By Samuel Rosenberg
YOU often hear experts suggest that investing in property is a great idea, both for long-term security and continuing growth. Family and friends will continue to advise you to purchase your first property and move up to bigger properties as your career and financial position allows and as your family grows. What if you can’t qualify for a new mortgage or afford a larger property? Perhaps improving your current home becomes your best choice.
Regrettably, selling property at the best price is frequently difficult, especially when you are competing against similar properties and in a difficult market place. By improving your home, you can increase the resale value of your home. Even small improvements can help increase profits from your sale.
Depending on your choice of home improvement, not all choices need be expensive, but many options are. You don’t have to renovate everything all at once, unless you are intending to sell the property as soon as possible. You can plan and stage your home improvements over a number of months or years. When you are carrying out the work yourself it is better to choose smaller areas in your home to complete, rather than trying to finish everything by year-end. Even where you employ professionals to carry out the work, how long do you want your family and home to be compromised and difficult to live in?

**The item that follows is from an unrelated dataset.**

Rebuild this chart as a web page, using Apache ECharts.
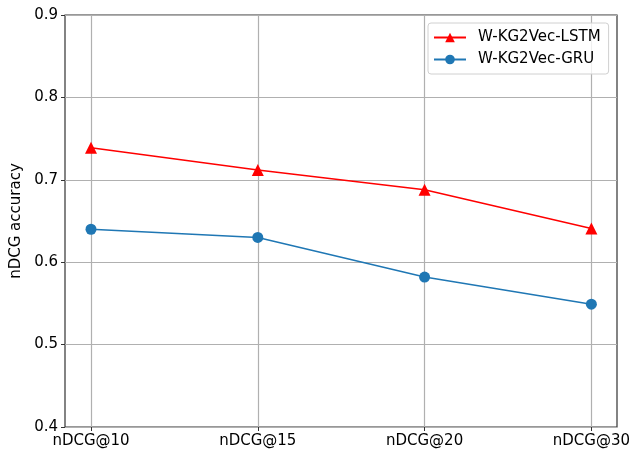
<!DOCTYPE html>
<html><head><meta charset="utf-8">
<script src="https://cdn.jsdelivr.net/npm/echarts@6/dist/echarts.min.js"></script>
<style>html,body{margin:0;padding:0;background:#fff}#c{width:633px;height:454px}</style>
</head><body><div id="c"></div>
<script>
const categories = ['nDCG@10', 'nDCG@15', 'nDCG@20', 'nDCG@30'];
const lstmValues = [0.739, 0.712, 0.688, 0.641];
const gruValues = [0.640, 0.630, 0.582, 0.549];
const seriesNames = ['W-KG2Vec-LSTM', 'W-KG2Vec-GRU'];
const yMin = 0.4, yMax = 0.9, yStep = 0.1;

const font = 'DejaVu Sans';
const chart = echarts.init(document.getElementById('c'), null, {renderer: 'canvas'});
chart.setOption({
  animation: false,
  backgroundColor: '#fff',
  textStyle: {fontFamily: font},
  grid: [
    {left: 65, right: 16, top: 15, bottom: 27, show: true, borderColor: '#333', borderWidth: 1.2, containLabel: false},
    {left: 91, right: 41, top: 15, bottom: 27, containLabel: false}
  ],
  xAxis: [
    {gridIndex: 0, type: 'value', min: 0, max: 1, show: false},
    {gridIndex: 1, type: 'category', data: categories, boundaryGap: false,
     axisLine: {show: false},
     axisTick: {show: true, length: 4, alignWithLabel: true, lineStyle: {color: '#333'}, inside: false},
     axisLabel: {fontSize: 15, color: '#000', margin: 7, fontFamily: font},
     splitLine: {show: true, lineStyle: {color: '#b0b0b0', width: 1.2}}}
  ],
  yAxis: [
    {gridIndex: 0, type: 'value', min: yMin, max: yMax, interval: yStep,
     name: 'nDCG accuracy', nameLocation: 'middle', nameGap: 40, nameRotate: 90,
     nameTextStyle: {fontSize: 15, color: '#000', fontFamily: font},
     axisLine: {show: false},
     axisTick: {show: true, length: 4, lineStyle: {color: '#333'}},
     axisLabel: {fontSize: 15, color: '#000', margin: 7, fontFamily: font, formatter: v => v.toFixed(1)},
     splitLine: {show: true, lineStyle: {color: '#b0b0b0', width: 1.2}}},
    {gridIndex: 1, type: 'value', min: yMin, max: yMax, interval: yStep, show: false}
  ],
  legend: {
    orient: 'vertical', left: 428, top: 23, width: 181,
    padding: [7, 8, 7, 5], itemGap: 7, itemWidth: 32, itemHeight: 12,
    backgroundColor: 'rgba(255,255,255,0.8)', borderColor: '#d0d0d0', borderWidth: 1, borderRadius: 3,
    textStyle: {fontSize: 15, color: '#000', fontFamily: font, padding: [0, 4, 0, 7]},
    data: seriesNames
  },
  series: [
    {name: seriesNames[0], type: 'line', xAxisIndex: 1, yAxisIndex: 1, data: lstmValues,
     symbol: 'triangle', symbolSize: 12, color: '#ff0000',
     lineStyle: {width: 1.5, color: '#ff0000'}, itemStyle: {color: '#ff0000'}},
    {name: seriesNames[1], type: 'line', xAxisIndex: 1, yAxisIndex: 1, data: gruValues,
     symbol: 'circle', symbolSize: 11, color: '#1f77b4',
     lineStyle: {width: 1.5, color: '#1f77b4'}, itemStyle: {color: '#1f77b4'}}
  ]
});
</script></body></html>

By planning your improvements over a longer period of time, it may be easier to stretch your budget to accommodate more over the years ahead.
Ideally, you should be paying, for the upgrading of your property, from your savings. There are options to finance the renovation but in such instances you have to budget for the additional cost of interest. By planning ahead, you may decide to only carry out the work when you have sufficient savings set aside for these tasks.
Should you already own a large mortgage, your bank or other finance company may not allow you to borrow any more money at straightforward mortgage rates, but they might still lend you the finances that you need, but at unsecured rates, which are always much higher.
Where you have sufficient equity in your home, your mortgage company may well offer you the best possible deal for your money if you do not have the savings at present.
Where you may be planning to sell the property in the next few months, you may wish to access short-term financing as a clear alternative, because you know that you can clear the debt in a short period of time; but what if you can’t sell?
Carefully budgeting for your renovation is vital to the success of your project. Many home improvements quickly go over budget and many people run out of cash and have to turn to their credit cards or other loan facilities to complete their objective.
Kitchens, bathrooms, roofs, windows and outdoor improvements can quickly add to the value of your property by making a great first impression on those inspecting your house. Adversely, adding a swimming pool or garage conversion or spending too much money on the upgrade compared to the possible return, are indicators that your home improvement choices may be mistaken.
Whether you intend to stay in the property or sell it after you have completed the home improvements, budgeting properly for the work, with money available from your savings, will provide you with the best results.